Councilman Fred Albrecht jumped in to add that the assistant chief, Sean Mahan, who was appointed earlier this year, also said the “THC in this marijuana was much, much higher than what you find in the streets and can cause overdose.”
The Drug Enforcement Administration’s fact sheet on marijuana reports that there has been no reported death from overdose of marijuana. However, Dr. Jerome Avorn, a professor of medicine at Harvard Medical School told Politifact that the main risk from marijuana is from “risky or stupid things people do after using it, such as driving, rather than from any toxic effects of the substance itself, which is remarkably safe.”
“And the other thing is, we couldn’t really see an economic benefit to the city because it’s like 3,000-9,000 square feet and you’ll have maybe two or three people,” Albrecht said. “The other thing is, we looked at the other cities around us and they all are jumping on the bandwagon and saying no right now and there’s nothing that says you can’t say yes later, but right now, we didn’t really want to be the guinea pig.”
Brewer added that they want to see what somebody else does and then council can rescind, revise this ordinance until they know more. She said it was “prudent to say no right now.”
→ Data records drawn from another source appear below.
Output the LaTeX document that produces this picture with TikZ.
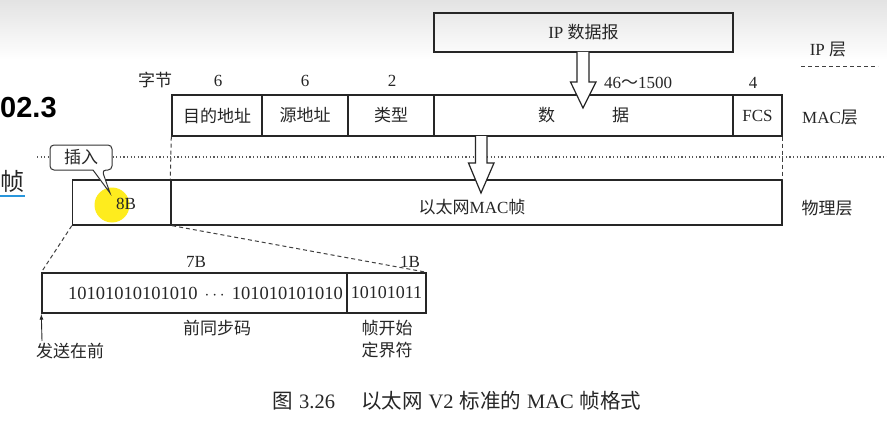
\documentclass[tikz,border=0pt]{standalone}
\usepackage{fontspec}
\setmainfont{Liberation Serif}
\newfontfamily\cjk{Noto Sans CJK SC}
\newfontfamily\slidesans{Liberation Sans}
\usetikzlibrary{calc,arrows.meta}
\newcommand\zh[1]{{\cjk #1}}
\begin{document}
\begin{tikzpicture}[x=1pt,y=-1pt,
  every node/.style={font=\fontsize{17}{20}\selectfont, text=black!85, inner sep=0pt},
  frame/.style={draw=black!85, line width=1.4pt},
  cell/.style={frame, minimum height=#1},
  hollow/.style={draw=black!85, line width=1.2pt, fill=white, line join=miter},
  guide/.style={draw=black!75, line width=1pt, dash pattern=on 4pt off 3pt},
  dots/.style={draw=black!65, line width=1.1pt, dash pattern=on 1.2pt off 2.4pt}]
\clip (0,0) rectangle (887,428);
% background
\fill[white] (0,0) rectangle (887,428);
\shade[top color=black!11, bottom color=white] (0,0) rectangle (887,60);

% slide fragments at the left
\node[anchor=west, font=\slidesans\bfseries\fontsize{29}{32}\selectfont, text=black] (slnum) at (0,108) {02.3};
\node[anchor=west, font=\cjk\fontsize{24}{27}\selectfont, text=black!85] (slzh) at (0,181) {帧};
\coordinate (ulA) at (0,196);
\coordinate (ulB) at (25,196);
\draw[line width=1.6pt, draw={rgb,255:red,40;green,150;blue,220}] (ulA) -- (ulB);

% dotted layer boundary
\coordinate (dotA) at (37,157);
\coordinate (dotB) at (887,157);
\draw[dots] (dotA) -- (dotB);
% IP layer dashed mark
\coordinate (ipdA) at (801,67);
\coordinate (ipdB) at (878,67);
\draw[guide] (ipdA) -- (ipdB);

% yellow highlight
\fill[yellow!92!orange!98, opacity=0.9] (112,205) circle (17.5);

% IP datagram
\node[cell=39, minimum width=299] (ip) at (583.5,32.5) {IP \zh{数据报}};
\node (iplayer) at (828,50) {IP \zh{层}};

% byte counts
\node (bytes) at (155,80) {\zh{字节}};
\node (n1) at (218,81) {6};
\node (n2) at (305,81) {6};
\node (n3) at (392,81) {2};
\node (n4) at (638,83) {46\zh{～}1500};
\node (n5) at (753,83) {4};

% MAC frame
\node[cell=41, minimum width=90] (dst) at (217,115.5) {\zh{目的地址}};
\node[cell=41, minimum width=86] (src) at (305,115.5) {\zh{源地址}};
\node[cell=41, minimum width=86] (typ) at (391,115.5) {\zh{类型}};
\node[cell=41, minimum width=299] (dat) at (583.5,115.5) {\zh{数}\hspace{57pt}\zh{据}};
\node[cell=41, minimum width=49] (fcs) at (757.5,115.5) {FCS};
\node (maclayer) at (830,118) {MAC\zh{层}};

% physical frame
\node[cell=45, minimum width=99] (p8) at (122,202.5) {};
\node (eightb) at (126,204) {8B};
\node[cell=45, minimum width=611] (pmac) at (476.5,202.5) {};
\node (pmactext) at (472,207) {\zh{以太网}MAC\zh{帧}};
\node (phylayer) at (827,208) {\zh{物理层}};

% dashed vertical guides
\draw[guide] (dst.south west) -- (pmac.north west);
\draw[guide] (fcs.south east) -- (pmac.north east);

% hollow arrow IP -> data
\draw[hollow] (577,52) -- (577,82) -- (570.5,82) -- (583,108) -- (596,82) -- (589,82) -- (589,52);
% hollow arrow data -> physical
\draw[hollow] (475.5,136) -- (475.5,163) -- (468.5,163) -- (481,193) -- (494,163) -- (487,163) -- (487,136);

% callout
\draw[draw=black!80, line width=1pt, fill=white, rounded corners=4pt]
  (93,170) -- (50,170) -- (50,145) -- (112,145) -- (112,170) -- (102,170) [sharp corners] -- (110,193) -- cycle;
\node (ins) at (81,157.5) {\zh{插入}};

% preamble
\node[cell=40, minimum width=305, font=\fontsize{18.5}{21}\selectfont] (pre) at (194.5,293) {\hspace{22pt}10101010101010\hspace{7pt}$\cdots$\hspace{7pt}101010101010};
\node[cell=40, minimum width=79, font=\fontsize{18}{21}\selectfont] (sfd) at (386.5,293) {10101011};
\node (b7) at (196,262) {7B};
\node (b1) at (410,262) {1B};
\draw[guide] (p8.south west) -- (pre.north west);
\draw[guide] (p8.south east) -- (sfd.north east);

\node (prelabel) at (217,328) {\zh{前同步码}};
\node[align=center, font=\cjk\fontsize{17}{22.5}\selectfont] (sfdlabel) at (387,339) {帧开始\\定界符};
\node (first) at (70,351) {\zh{发送在前}};
\coordinate (arrfoot) at (42,341);
\draw[-{Latex[length=6pt,width=4pt]}, draw=black!85, line width=0.9pt] (arrfoot) -- (pre.south west);

% caption
\node[font=\fontsize{20.5}{23}\selectfont] (caption) at (457,401) {\zh{图}\hspace{6pt}3.26\hspace{26pt}\zh{以太网}\hspace{6pt}V2\hspace{6pt}\zh{标准的}\hspace{6pt}MAC\hspace{6pt}\zh{帧格式}};
\end{tikzpicture}
\end{document}
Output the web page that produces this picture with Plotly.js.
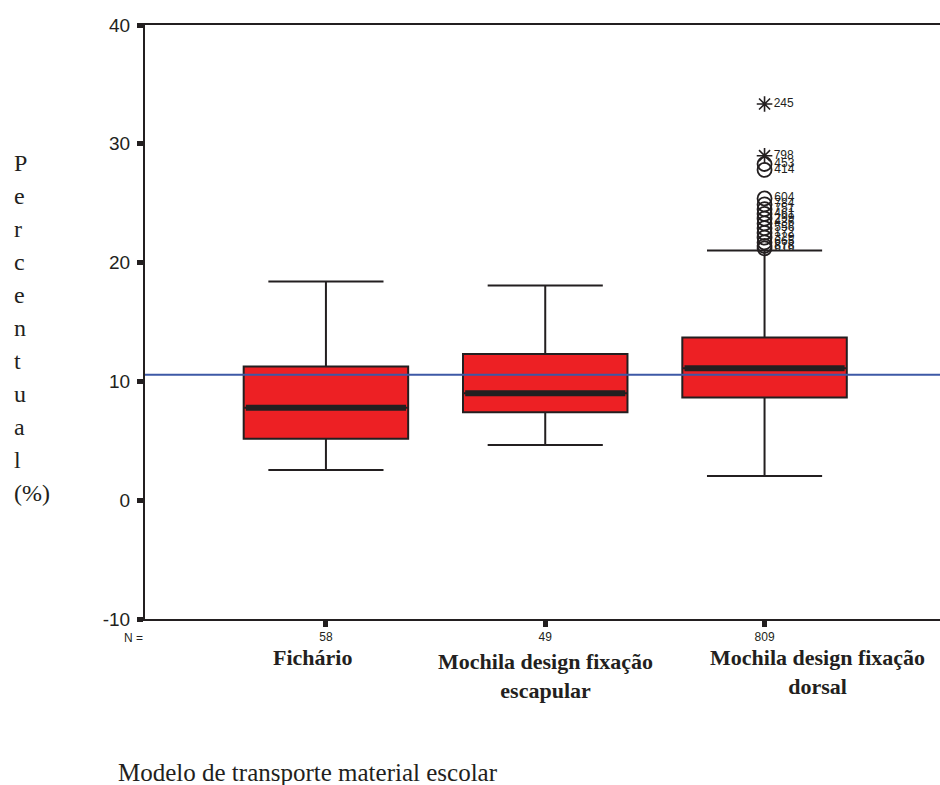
<!DOCTYPE html>
<html>
<head>
<meta charset="utf-8">
<script src="https://cdn.plot.ly/plotly-3.0.1.min.js"></script>
<style>html,body{margin:0;padding:0;background:#fff;}#chart{width:940px;height:785px;}</style>
</head>
<body>
<div id="chart"></div>
<script>
// ---- data ----
const categories = ["Fichário", "Mochila design fixação<br>escapular", "Mochila design fixação<br>dorsal"];
const nCounts = ["58", "49", "809"];
const lowerWhisker = [2.54, 4.64, 2.03];
const q1Values = [5.18, 7.40, 8.64];
const medianValues = [7.79, 9.00, 11.10];
const q3Values = [11.25, 12.31, 13.69];
const upperWhisker = [18.41, 18.07, 21.02];
const referenceLine = 10.57;
// outliers of group 3 (dorsal)
const outlierValues = [28.3, 27.8, 25.4, 24.9, 24.5, 24.1, 23.7, 23.3, 22.9, 22.5, 22.1, 21.7, 21.4, 21.2];
const outlierLabels = ["453", "414", "604", "784", "751", "461", "299", "436", "556", "172", "329", "665", "878", "616"];
const extremeValues = [33.35, 29.0];
const extremeLabels = ["245", "798"];
const yTickValues = [-10, 0, 10, 20, 30, 40];
const yTickLabels = ["-10", "0", "10", "20", "30", "40"];
const yTitleChars = ["P","e","r","c","e","n","t","u","a","l","(%)"];
const xTitle = "Modelo de transporte material escolar";

// ---- styles ----
const ink = "#231f20";
const boxWidth = 0.75;
const idx = categories.map((_, i) => i);

const traces = [
  {
    type: "box",
    x: idx,
    q1: q1Values, median: medianValues, q3: q3Values,
    lowerfence: lowerWhisker, upperfence: upperWhisker,
    width: boxWidth,
    whiskerwidth: 0.7,
    fillcolor: "#ed2024",
    line: {color: ink, width: 2},
    hoverinfo: "skip",
    showlegend: false
  },
  {
    type: "scatter",
    mode: "markers+text",
    x: outlierValues.map(() => 2),
    y: outlierValues,
    text: outlierLabels,
    textposition: "middle right",
    textfont: {family: "Liberation Sans, Arial", size: 12, color: ink},
    marker: {symbol: "circle-open", size: 14, color: ink, line: {width: 1.8, color: ink}},
    cliponaxis: false,
    showlegend: false
  },
  {
    type: "scatter",
    mode: "markers+text",
    x: extremeValues.map(() => 2),
    y: extremeValues,
    text: extremeLabels,
    textposition: "middle right",
    textfont: {family: "Liberation Sans, Arial", size: 12, color: ink},
    marker: {symbol: "asterisk-open", size: 13, color: ink, line: {width: 1.6, color: ink}},
    cliponaxis: false,
    showlegend: false
  }
];

const shapes = [];
// thick median bars derived from data
medianValues.forEach((m, i) => {
  shapes.push({type: "line", xref: "x", yref: "y", x0: i - boxWidth / 2 + 0.01, x1: i + boxWidth / 2 - 0.01, y0: m, y1: m,
    line: {color: ink, width: 6}});
});
// reference line
shapes.push({type: "line", xref: "paper", yref: "y", x0: 0, x1: 1, y0: referenceLine, y1: referenceLine,
  line: {color: "#3d59a6", width: 2}});

// helpers for pixel -> paper conversion of text positions
const L = 145, T = 25, W = 795, H = 594;
const px = v => (v - L) / W;
const py = v => (T + H - v) / H;

const annotations = [];
yTitleChars.forEach((c, i) => {
  annotations.push({text: c, xref: "paper", yref: "paper", x: px(12), y: py(163 + 33 * i),
    xanchor: "left", yanchor: "middle", showarrow: false,
    font: {family: "Liberation Serif, Times New Roman", size: 24, color: ink}});
});
annotations.push({text: "N =", xref: "paper", yref: "paper", x: px(133), y: py(638),
  xanchor: "center", yanchor: "middle", showarrow: false,
  font: {family: "Liberation Sans, Arial", size: 12, color: ink}});
const catPos = [[312, 657], [545, 676], [817, 672]];
categories.forEach((c, i) => {
  annotations.push({text: "<b>" + c + "</b>", xref: "paper", yref: "paper", x: px(catPos[i][0]), y: py(catPos[i][1]),
    xanchor: "center", yanchor: "middle", showarrow: false,
    font: {family: "Liberation Serif, Times New Roman", size: 22, color: ink}});
});
annotations.push({text: xTitle, xref: "paper", yref: "paper", x: px(116), y: py(772),
  xanchor: "left", yanchor: "middle", showarrow: false,
  font: {family: "Liberation Serif, Times New Roman", size: 25, color: ink}});

const layout = {
  width: 940, height: 785,
  margin: {l: L, r: 0, t: T, b: 785 - T - H, pad: 0},
  paper_bgcolor: "#fff", plot_bgcolor: "#fff",
  showlegend: false,
  xaxis: {
    range: [-0.825, 2.80],
    tickmode: "array", tickvals: idx, ticktext: nCounts,
    ticks: "outside", ticklen: 6, tickwidth: 5, tickcolor: ink,
    tickfont: {family: "Liberation Sans, Arial", size: 12, color: ink},
    showline: true, linecolor: ink, linewidth: 2, mirror: true,
    showgrid: false, zeroline: false, fixedrange: true
  },
  yaxis: {
    range: [-10, 40],
    tickmode: "array", tickvals: yTickValues, ticktext: yTickLabels,
    ticks: "outside", ticklen: 6, tickwidth: 5, tickcolor: ink,
    ticklabelstandoff: 3,
    tickfont: {family: "Liberation Sans, Arial", size: 19, color: ink},
    showline: true, linecolor: ink, linewidth: 2,
    showgrid: false, zeroline: false, fixedrange: true
  },
  shapes: shapes,
  annotations: annotations
};

Plotly.newPlot("chart", traces, layout, {staticPlot: true});
</script>
</body>
</html>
“Another interesting thing that’s going on right now in Colorado when they legalized — three things are going on,” Mayor Laurie Howland said. “One, no banks will take the money because it’s still federally illegal. Two, kids are coming to school high and it’s automatic expulsion. And one of their biggest problems is tourists who come out to get the weed. Tourists will eat six or seven brownies and end up in the emergency room.”
Howland said there are a lot of kinks in the system and with education that need to be worked out.
Michael Minniear, law director for the city, said he agrees that it’s not a good idea to be the first.
“I think council needs time to investigate this matter,” he said. “And having been in law business the majority of my adult life, there’s such a thing as unintended consequences when you pass a new law that you really don’t perceive unless there’s some kind of background or history that’s gone before you. This is an ordinance. It can be changed next week. It can be changed next council. It’s not like it’s going to be written in concrete.”
But Minniear said he thinks it’s a good idea to give council some breathing room.
“This ordinance is being passed as an emergency measure for the immediate preservation of the public peace, health, welfare and safety of the city of Milford,” Minniear said, as he read the wording of the new ordinance.
Albrecht, Brady, Brewer, Councilman Ted Haskins, Howland and Councilwoman Sandy Russel all voted yes on the ordinance.